• [DO THIS]
Restate exactly the lines that run from the start of the records below to the line containing "ax = fig.add_axes([115", counting both ends, and nothing else; pictures stay out.

Some records
····················
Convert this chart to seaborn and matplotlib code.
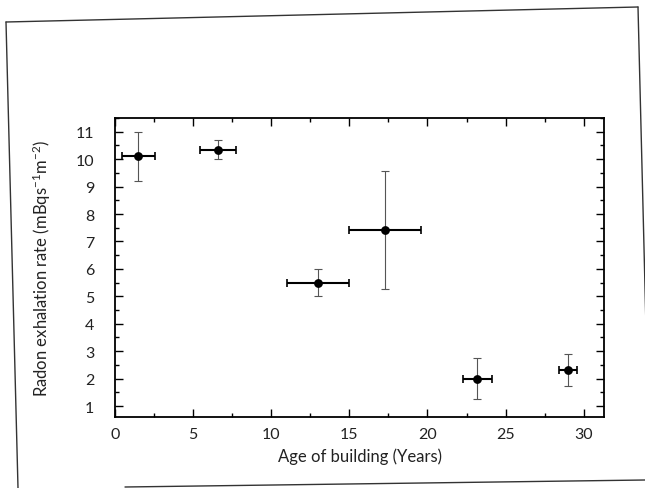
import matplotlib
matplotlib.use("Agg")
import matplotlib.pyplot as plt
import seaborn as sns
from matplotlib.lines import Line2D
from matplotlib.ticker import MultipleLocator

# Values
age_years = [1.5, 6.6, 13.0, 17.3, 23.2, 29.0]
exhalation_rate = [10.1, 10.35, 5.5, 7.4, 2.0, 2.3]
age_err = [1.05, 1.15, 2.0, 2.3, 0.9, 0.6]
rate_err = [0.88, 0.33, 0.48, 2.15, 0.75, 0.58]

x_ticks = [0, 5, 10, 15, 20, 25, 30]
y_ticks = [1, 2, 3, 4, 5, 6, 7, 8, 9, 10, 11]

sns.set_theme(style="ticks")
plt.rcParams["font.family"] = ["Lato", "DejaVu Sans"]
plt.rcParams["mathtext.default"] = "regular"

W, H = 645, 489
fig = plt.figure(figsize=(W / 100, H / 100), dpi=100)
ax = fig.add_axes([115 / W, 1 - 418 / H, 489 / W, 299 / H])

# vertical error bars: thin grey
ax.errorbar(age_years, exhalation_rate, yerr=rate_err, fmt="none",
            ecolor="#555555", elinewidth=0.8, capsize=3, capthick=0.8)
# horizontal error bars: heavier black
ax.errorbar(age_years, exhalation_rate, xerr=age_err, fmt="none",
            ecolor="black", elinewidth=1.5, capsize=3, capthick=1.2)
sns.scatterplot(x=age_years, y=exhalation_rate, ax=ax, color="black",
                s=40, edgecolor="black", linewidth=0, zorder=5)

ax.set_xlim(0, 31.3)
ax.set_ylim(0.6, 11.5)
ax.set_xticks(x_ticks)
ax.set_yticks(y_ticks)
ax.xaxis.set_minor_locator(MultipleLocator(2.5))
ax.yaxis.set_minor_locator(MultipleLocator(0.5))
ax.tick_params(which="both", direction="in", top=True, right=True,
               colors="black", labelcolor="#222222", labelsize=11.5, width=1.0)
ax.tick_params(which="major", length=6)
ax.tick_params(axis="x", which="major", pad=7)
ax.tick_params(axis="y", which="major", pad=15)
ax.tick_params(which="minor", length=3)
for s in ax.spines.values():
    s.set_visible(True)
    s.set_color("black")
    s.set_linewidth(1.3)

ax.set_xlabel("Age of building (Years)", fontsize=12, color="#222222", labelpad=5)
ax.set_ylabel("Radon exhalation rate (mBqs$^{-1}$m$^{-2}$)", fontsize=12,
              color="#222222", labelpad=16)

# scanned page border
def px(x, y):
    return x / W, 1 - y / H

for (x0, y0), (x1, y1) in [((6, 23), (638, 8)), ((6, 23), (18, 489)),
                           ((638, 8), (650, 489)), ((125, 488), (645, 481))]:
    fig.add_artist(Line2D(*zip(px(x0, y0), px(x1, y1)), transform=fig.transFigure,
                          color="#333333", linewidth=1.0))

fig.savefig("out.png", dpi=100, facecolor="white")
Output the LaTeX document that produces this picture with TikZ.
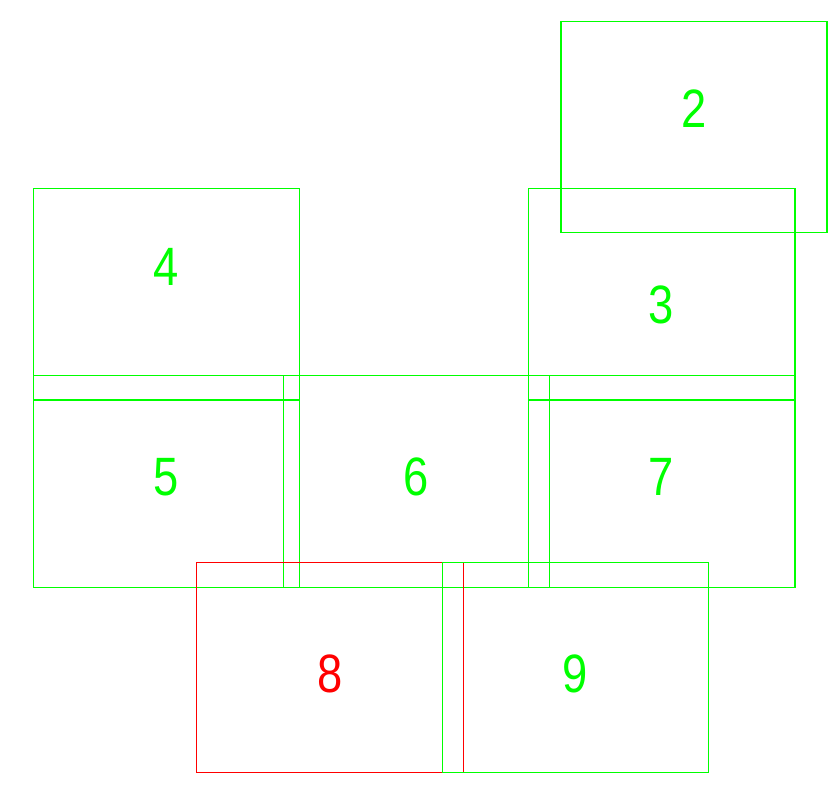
····················
• [ANSWER]
Convert this chart to seaborn and matplotlib code.
import matplotlib
matplotlib.use("Agg")
import matplotlib.pyplot as plt
import seaborn as sns
from matplotlib.lines import Line2D
from matplotlib.ticker import MultipleLocator

# Values
age_years = [1.5, 6.6, 13.0, 17.3, 23.2, 29.0]
exhalation_rate = [10.1, 10.35, 5.5, 7.4, 2.0, 2.3]
age_err = [1.05, 1.15, 2.0, 2.3, 0.9, 0.6]
rate_err = [0.88, 0.33, 0.48, 2.15, 0.75, 0.58]

x_ticks = [0, 5, 10, 15, 20, 25, 30]
y_ticks = [1, 2, 3, 4, 5, 6, 7, 8, 9, 10, 11]

sns.set_theme(style="ticks")
plt.rcParams["font.family"] = ["Lato", "DejaVu Sans"]
plt.rcParams["mathtext.default"] = "regular"

W, H = 645, 489
fig = plt.figure(figsize=(W / 100, H / 100), dpi=100)
ax = fig.add_axes([115 / W, 1 - 418 / H, 489 / W, 299 / H])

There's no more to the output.